What really was debated in Cartagena

By Jesús Arboleya Cervera

What really was debated in Cartagena-Jesús Arboleya CerveraHAVANA – As expected, the Sixth Summit of the Americas, held in Cartagena, Colombia, ended without a political statement due to the differences between the United States and Canada and the rest of the countries.

It is not the first time this occurs. The same happened in the previous summits at Mar del Plata and Port of Spain, so getting together to not come together seems to have become the hallmark of these events.

The exclusion of Cuba has been the detonator for the disputes, but it would be a mistake to assume that the differences are reduced to this one subject. If it were so, a little common sense on the part of the United States would be enough to solve them. But the underlying reality is much more encompassing and transcendental: it is a question of the conditions that impose a different relationship between the U.S. and the region.

Obama is right; the problem arose long before he was born. What is in crisis is the philosophy that has sustained “pan-Americanism,” i.e., U.S. dominion over the continent.

Pan-Americanism originated in the Monroe Doctrine. Since then, it has meant U.S. opposition to any move toward Latin American sovereignty and integration.
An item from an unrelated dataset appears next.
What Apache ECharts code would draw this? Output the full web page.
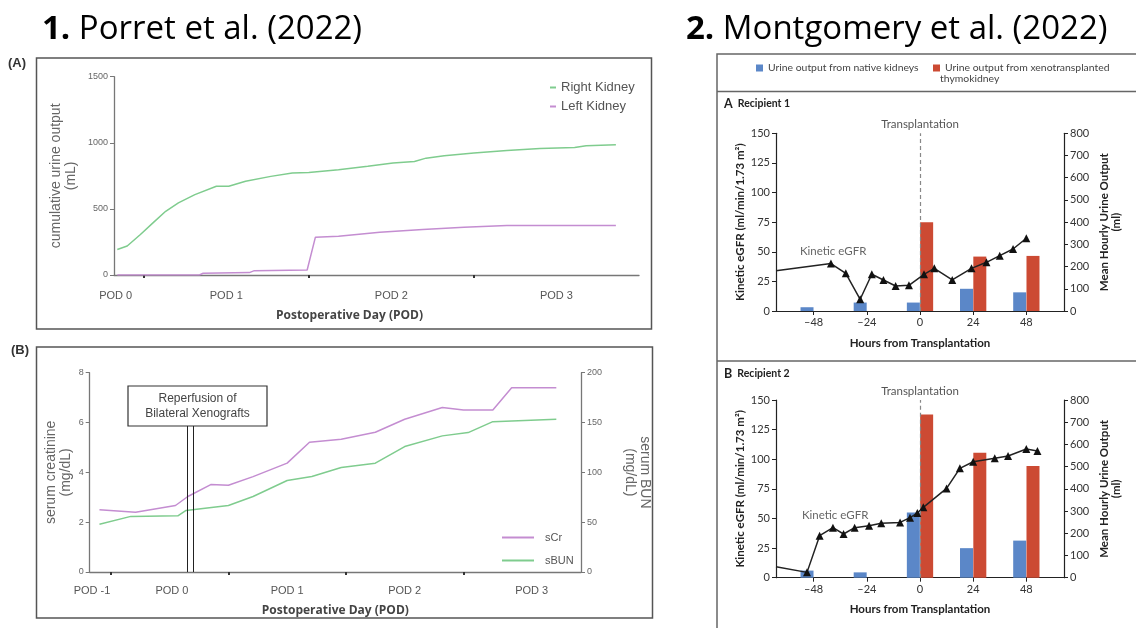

After World War II, the U.S. managed to consolidate total dominion over the region and, to legitimize U.S. interventionism in the region, the Organization of American States (OAS) was created in 1948.

New military aggression, dirty wars and servile governments, including a proliferation of genocidal dictatorships, were the fruit of a process that was carried out with the approval of this international organization, considered since its creation to be the U.S. “Ministry of Colonies.”

In 1994, when the United States felt like the absolute ruler of the world as the Cold War ended, the initiative of the Summit of the Americas was born. The Washington Consensus and the OAS’s Democratic Charter would serve as doctrinal premises for a new pan-Americanism whose purpose would be to install neoliberalism in the continent.

It was not only against Cuba that this conceit was created, but Cuba was its first objective and for that reason was excluded from the gathering. As a result, all the nationalist processes that have occurred in Latin America in the past 20 years, the advance of Latin American integration and the solution of social conflicts in the region have been made against the premises established by the summits and therefore against and/or outside the pan-Americanism represented by the OAS.

The issue, then, is that by defending Cuba, Latin American nations defend their own rights and interests, which explains their extraordinary unanimity in the face of the exclusion decreed by the U.S., no matter what the ideological and political differences of the nations at the summit may be.

The same happens regarding other topics like drug trafficking, emigration or the sovereign rights of the states, particularly the Argentine claim to the Malvinas Islands. But just as important (and evidently little reported by the international press) was Dilma Rouseff’s call for a relationship among equals. This implies important transformations in the international economic order that are resisted by the United States.

Nor is the U.S. blockade a problem that affects only Cuba. It affects everyone who tries to invest in or trade with the island, which contradicts the economic processes ongoing in the region. And these are of interest to the Latin American bourgeoisie, which is seeking to expand its opportunities so it can deal with the worldwide economic crisis.

It’s not at all odd, therefore, that the United States has remained isolated in this context. Actually, it has little to offer and its capacity to impose its positions has become more limited. In sum, we’re in the presence of a relative deterioration of U.S. hegemony in the continent. That’s what was reflected during the Summit and the cause for the tremor that is shaking the OAS’s foundations.

Obama is not George W. Bush, so I don’t think he’s pleased to represent a worn-out empire with a shameful past that everyone reminds him of. Most likely, he would prefer to continue to appear as the “alternative of change” that raised so many hopes in the world and even prompted the Nobel foundation to award him a Peace Prize on credit.

As he himself said, he does not bear the intellectual burden of his predecessors and maybe he would be more willing to discuss today’s topics with a mind that’s more open and flexible. The problem is that he cannot do that, because the forces that rule his country do not allow him that luxury. He complains he’s trapped in the past, but the truth is that he’s trapped in the present.

Ileana Ros-Lehtinen is not a figure from the past but the chairwoman of the Foreign Relations Committee of the U.S. House of Representatives. This lady proposed that the United States sabotage the Summit of the Americas without realizing that, by doing so, the U.S. would sabotage itself.

In practice, Obama had no alternative but to go along with her. Maybe that’s for the best, because only by burying Monroism in America once and for all, Obama might become the president he probably wanted to be.